# INSTRUCTIONS FOR THE TASK
With the images removed, repeat the data below exactly.

# INFORMATION SHOWN
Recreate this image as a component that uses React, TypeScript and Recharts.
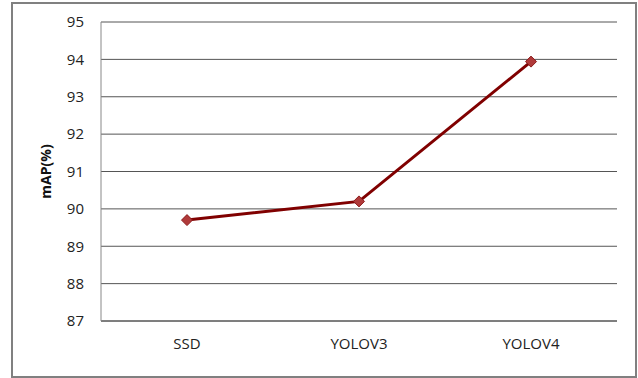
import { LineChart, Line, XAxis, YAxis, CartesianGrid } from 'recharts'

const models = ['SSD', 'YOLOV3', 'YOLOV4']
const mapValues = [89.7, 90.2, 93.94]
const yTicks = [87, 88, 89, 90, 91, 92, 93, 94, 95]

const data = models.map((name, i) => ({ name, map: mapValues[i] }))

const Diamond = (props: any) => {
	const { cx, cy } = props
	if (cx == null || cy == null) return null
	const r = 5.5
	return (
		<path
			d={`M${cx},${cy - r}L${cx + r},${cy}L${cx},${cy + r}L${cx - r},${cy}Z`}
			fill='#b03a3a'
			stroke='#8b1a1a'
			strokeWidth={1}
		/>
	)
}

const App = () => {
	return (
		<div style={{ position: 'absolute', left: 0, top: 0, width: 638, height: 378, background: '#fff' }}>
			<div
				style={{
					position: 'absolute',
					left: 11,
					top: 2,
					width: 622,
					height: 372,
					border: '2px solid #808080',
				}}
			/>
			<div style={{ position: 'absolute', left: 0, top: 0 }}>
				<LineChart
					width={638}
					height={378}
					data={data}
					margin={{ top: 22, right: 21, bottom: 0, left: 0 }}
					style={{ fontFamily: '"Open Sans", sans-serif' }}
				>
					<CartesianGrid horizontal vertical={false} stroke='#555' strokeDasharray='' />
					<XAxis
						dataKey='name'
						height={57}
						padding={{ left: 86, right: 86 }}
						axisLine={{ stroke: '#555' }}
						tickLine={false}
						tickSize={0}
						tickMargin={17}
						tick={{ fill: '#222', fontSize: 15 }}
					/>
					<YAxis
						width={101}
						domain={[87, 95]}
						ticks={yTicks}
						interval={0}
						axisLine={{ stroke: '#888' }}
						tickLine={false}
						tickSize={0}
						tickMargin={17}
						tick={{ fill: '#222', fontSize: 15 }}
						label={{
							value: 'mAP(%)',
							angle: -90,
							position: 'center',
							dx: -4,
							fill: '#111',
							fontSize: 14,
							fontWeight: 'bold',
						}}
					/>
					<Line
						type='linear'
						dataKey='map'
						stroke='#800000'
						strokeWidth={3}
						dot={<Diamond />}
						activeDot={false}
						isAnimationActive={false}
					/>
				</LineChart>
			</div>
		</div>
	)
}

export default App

# WORKED SOLUTION
Recreate this image as a component that uses React, TypeScript and Recharts.
import { LineChart, Line, XAxis, YAxis, CartesianGrid } from 'recharts'

const models = ['SSD', 'YOLOV3', 'YOLOV4']
const mapValues = [89.7, 90.2, 93.94]
const yTicks = [87, 88, 89, 90, 91, 92, 93, 94, 95]

const data = models.map((name, i) => ({ name, map: mapValues[i] }))

const Diamond = (props: any) => {
	const { cx, cy } = props
	if (cx == null || cy == null) return null
	const r = 5.5
	return (
		<path
			d={`M${cx},${cy - r}L${cx + r},${cy}L${cx},${cy + r}L${cx - r},${cy}Z`}
			fill='#b03a3a'
			stroke='#8b1a1a'
			strokeWidth={1}
		/>
	)
}

const App = () => {
	return (
		<div style={{ position: 'absolute', left: 0, top: 0, width: 638, height: 378, background: '#fff' }}>
			<div
				style={{
					position: 'absolute',
					left: 11,
					top: 2,
					width: 622,
					height: 372,
					border: '2px solid #808080',
				}}
			/>
			<div style={{ position: 'absolute', left: 0, top: 0 }}>
				<LineChart
					width={638}
					height={378}
					data={data}
					margin={{ top: 22, right: 21, bottom: 0, left: 0 }}
					style={{ fontFamily: '"Open Sans", sans-serif' }}
				>
					<CartesianGrid horizontal vertical={false} stroke='#555' strokeDasharray='' />
					<XAxis
						dataKey='name'
						height={57}
						padding={{ left: 86, right: 86 }}
						axisLine={{ stroke: '#555' }}
						tickLine={false}
						tickSize={0}
						tickMargin={17}
						tick={{ fill: '#222', fontSize: 15 }}
					/>
					<YAxis
						width={101}
						domain={[87, 95]}
						ticks={yTicks}
						interval={0}
						axisLine={{ stroke: '#888' }}
						tickLine={false}
						tickSize={0}
						tickMargin={17}
						tick={{ fill: '#222', fontSize: 15 }}
						label={{
							value: 'mAP(%)',
							angle: -90,
							position: 'center',
							dx: -4,
							fill: '#111',
							fontSize: 14,
							fontWeight: 'bold',
						}}
					/>
					<Line
						type='linear'
						dataKey='map'
						stroke='#800000'
						strokeWidth={3}
						dot={<Diamond />}
						activeDot={false}
						isAnimationActive={false}
					/>
				</LineChart>
			</div>
		</div>
	)
}

export default App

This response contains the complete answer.